I am coming to believe that women take things in, and then women create -- or ... when they do not create - when they decide instead to destroy - or to deny the power being offered to them and do nothing with it - then women end up with these moments coming to them, and they duck and cover, rail and rant, and in the end, run the risk of having passed by every opportunity to engage in the most powerful of
all human endeavors -- the power to create.

That woman is Zheng Xiaoying, the first Chinese woman conductor. As the first Chinese woman conductor, professor Zheng Xiaoying has been the first conductor in China Opera, dean of conduct department in central conservatory of music and chief inspector of art for Woman Philharmonic Orchestra. Now she is engaged as the general director and chief conductor of Xia Men Philharmonic Orchestra, the first Symphony Orchestra supported by government and run under responsibility system. She is also the executive council member of Musician Association of China. In 1981, she won the first prize of conductor in the art societies directly under Ministry of Art, the honorary decoration of Literary and Art of France in 1985 and the national devotion award of the old. --- That's pretty creative. Now imagine all the many moments of decision that happened in her life.

But it's a war! Women didn't start this war. Men did. (A very tired argument, that one. But it does refuse to die.) So? What's to do about it then? Moan about the fact of it? Or pick up a riveting gun?

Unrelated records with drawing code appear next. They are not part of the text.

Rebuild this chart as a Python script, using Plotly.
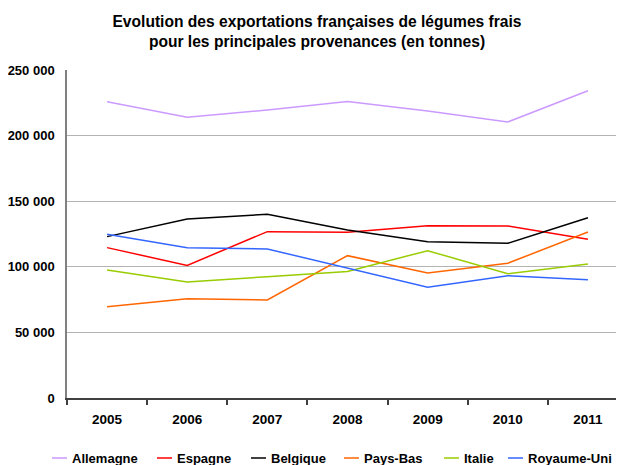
import plotly.graph_objects as go

years = ["2005", "2006", "2007", "2008", "2009", "2010", "2011"]
allemagne = [225800, 214000, 219500, 226000, 218800, 210400, 234200]
espagne = [114600, 101100, 126800, 126300, 131300, 131100, 121000]
belgique = [123000, 136400, 140000, 128100, 119100, 117900, 137400]
pays_bas = [69600, 75700, 74700, 108500, 95300, 102700, 126500]
italie = [97600, 88400, 92500, 96500, 112300, 94700, 102100]
royaume_uni = [124800, 114600, 113600, 99000, 84400, 93200, 90200]

series = [
    ("Allemagne", allemagne, "#CC99FF"),
    ("Espagne", espagne, "#FF0000"),
    ("Belgique", belgique, "#000000"),
    ("Pays-Bas", pays_bas, "#FF6600"),
    ("Italie", italie, "#99CC00"),
    ("Royaume-Uni", royaume_uni, "#3366FF"),
]

y_tickvals = [0, 50000, 100000, 150000, 200000, 250000]
y_ticktext = ["0", "50 000", "100 000", "150 000", "200 000", "250 000"]

FONT = "Liberation Sans, Arial, sans-serif"
OFF = 8  # page body margin offset
W, H = 624 - OFF, 465 - OFF
ML, MR, MT, MB = 67 - OFF, 0, 70 - OFF, 465 - 398
PW, PH = W - ML - MR, H - MT - MB

# legend layout (screen pixel x of each entry's line sample start)
legend_x_px = [52, 157, 251, 344, 444, 508]
legend_y_px = 458

fig = go.Figure()
for name, vals, color in series:
    fig.add_trace(go.Scatter(x=years, y=vals, name=name, mode="lines",
                             line=dict(color=color, width=1.5), showlegend=False))

# custom one-row legend
legend_y = -((legend_y_px - OFF) - (H - MB)) / PH
for (name, vals, color), px in zip(series, legend_x_px):
    sx = px - OFF
    fig.add_shape(type="line", xref="paper", yref="paper",
                  x0=(sx - ML) / PW, x1=(sx + 15 - ML) / PW,
                  y0=legend_y, y1=legend_y, line=dict(color=color, width=1.5))
    fig.add_annotation(text=name, xref="paper", yref="paper",
                       x=(sx + 18 - ML) / PW, y=legend_y, xanchor="left", yanchor="middle",
                       showarrow=False,
                       font=dict(size=13, family=FONT, color="black", weight="bold"))

fig.update_layout(
    width=W, height=H,
    margin=dict(l=ML, r=MR, t=MT, b=MB),
    plot_bgcolor="white", paper_bgcolor="white",
    font=dict(family=FONT, color="black"),
    title=dict(
        text="Evolution des exportations françaises de légumes frais<br>pour les principales provenances (en tonnes)",
        x=(317 - OFF) / W, xref="container", xanchor="center",
        y=1 - 19 / H, yref="container", yanchor="top",
        font=dict(size=15.6, family=FONT, color="black", weight="bold"),
    ),
    showlegend=False,
)

fig.update_xaxes(
    type="category", range=[-0.5, 6.45], automargin=False,
    showgrid=False, showline=True, linecolor="#404040", linewidth=1.5,
    ticks="outside", tickson="boundaries", ticklen=5, tickcolor="#404040", tickwidth=1.5,
    tickfont=dict(size=13.5, family=FONT, color="black", weight="bold"),
    ticklabelstandoff=8,
)
fig.update_yaxes(
    range=[0, 250000], tickvals=y_tickvals, ticktext=y_ticktext, automargin=False,
    showgrid=True, gridcolor="#B3B3B3", gridwidth=1,
    showline=True, linecolor="#808080", linewidth=1.5,
    ticks="", zeroline=False,
    tickfont=dict(size=13, family=FONT, color="black", weight="bold"),
    ticklabelstandoff=8,
)

fig.write_html("out.html")
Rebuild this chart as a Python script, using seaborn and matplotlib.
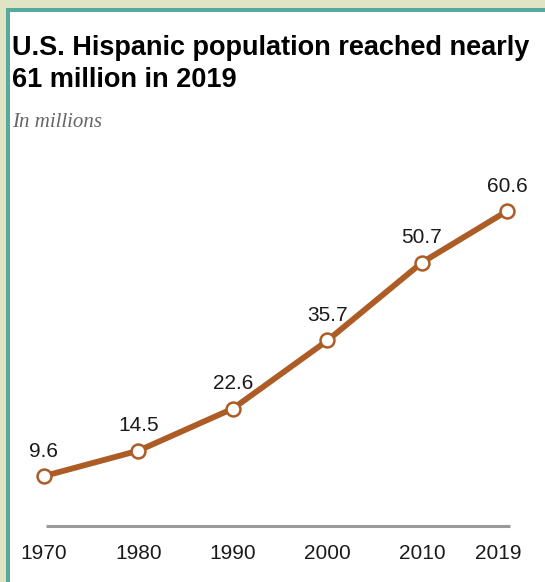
import numpy as np
import pandas as pd
import matplotlib
matplotlib.use("Agg")
import matplotlib.pyplot as plt
from matplotlib.patches import Rectangle
from matplotlib.transforms import ScaledTranslation
import seaborn as sns

# data
years = [1970, 1980, 1990, 2000, 2010, 2019]
population = [9.6, 14.5, 22.6, 35.7, 50.7, 60.6]
labels = ["9.6", "14.5", "22.6", "35.7", "50.7", "60.6"]
tick_labels = ["1970", "1980", "1990", "2000", "2010", "2019"]

df = pd.DataFrame({"year": years, "pop": population})

sns.set_style("white")
plt.rcParams["font.family"] = ["Liberation Sans", "DejaVu Sans"]

brown = "#ad5c26"

fig = plt.figure(figsize=(5.45, 5.82), dpi=100)
ax = fig.add_axes([30 / 545, 42 / 582, 500 / 545, 370 / 582])

sns.lineplot(data=df, x="year", y="pop", ax=ax, color=brown, linewidth=4.2,
             marker="o", markersize=10, markerfacecolor="white",
             markeredgecolor=brown, markeredgewidth=1.8, zorder=3)

for x, y, t in zip(years, population, labels):
    ax.annotate(t, (x, y), xytext=(0, 25), textcoords="offset pixels",
                ha="center", va="center", fontsize=15, color="#1a1a1a")

# baseline
ax.hlines(0, 1970.2, 2019.3, color="#9a9a9a", linewidth=2.2, zorder=1)

ax.set_xlim(1968.52, 2021.43)
ax.set_ylim(-2.69, 68.5)
ax.set_xticks(years)
ax.set_xticklabels(tick_labels, fontsize=15, color="#1a1a1a")
ax.set_yticks([])
ax.tick_params(axis="x", length=0, pad=3)
ax.set_xlabel("")
ax.set_ylabel("")
for s in ax.spines.values():
    s.set_visible(False)

# last year label sits a little left of its point
last = ax.get_xticklabels()[-1]
last.set_transform(last.get_transform() + ScaledTranslation(-9 / 100, 0, fig.dpi_scale_trans))

# title and subtitle
fig.text(12 / 545, 1 - 55 / 582, "U.S. Hispanic population reached nearly",
         fontsize=19.5, fontweight="bold", color="black", va="baseline", ha="left")
fig.text(12 / 545, 1 - 87 / 582, "61 million in 2019",
         fontsize=19.5, fontweight="bold", color="black", va="baseline", ha="left")
fig.text(12 / 545, 1 - 127 / 582, "In millions", fontsize=15, style="italic",
         family=["Liberation Serif", "DejaVu Serif"], color="#666666", va="baseline", ha="left")

# frame strips at top and left
fig.patches.append(Rectangle((0, 1 - 8 / 582), 1, 8 / 582, transform=fig.transFigure,
                             facecolor="#e0e4c4", edgecolor="none", zorder=0))
fig.patches.append(Rectangle((0, 0), 6 / 545, 1, transform=fig.transFigure,
                             facecolor="#e0e4c4", edgecolor="none", zorder=0))
fig.patches.append(Rectangle((6 / 545, 1 - 12 / 582), 1, 4 / 582, transform=fig.transFigure,
                             facecolor="#58a99b", edgecolor="none", zorder=1))
fig.patches.append(Rectangle((6 / 545, 0), 4 / 545, 1 - 8 / 582, transform=fig.transFigure,
                             facecolor="#58a99b", edgecolor="none", zorder=1))

fig.savefig("out.png", dpi=100)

Today, on NPR, I heard about Lt. Katherine Flynn (later Katherine Nolan), who was part of the 53rd Army Field Hospital that treated the most seriously wounded — from the D-Day invasion through the Battle of the Bulge and beyond. Not only that, her husband was a WWII vet, her sons served in Viet Nam, and her youngest son, Steve, has been serving as chief of a combat stress unit in Afghanistan. If you get a moment, listen to the segment. Her whole attitude can be summed up at the end of it. "Somebody had to do it." So she did. That's her there, washing her hair in her helmet - the helmets, she says, they used for protection, and if they got sick, for throwing up into.

Thanks, Katherine. Your valor, and the valor of your entire family
puts a whole lot of things into perspective for the rest of us.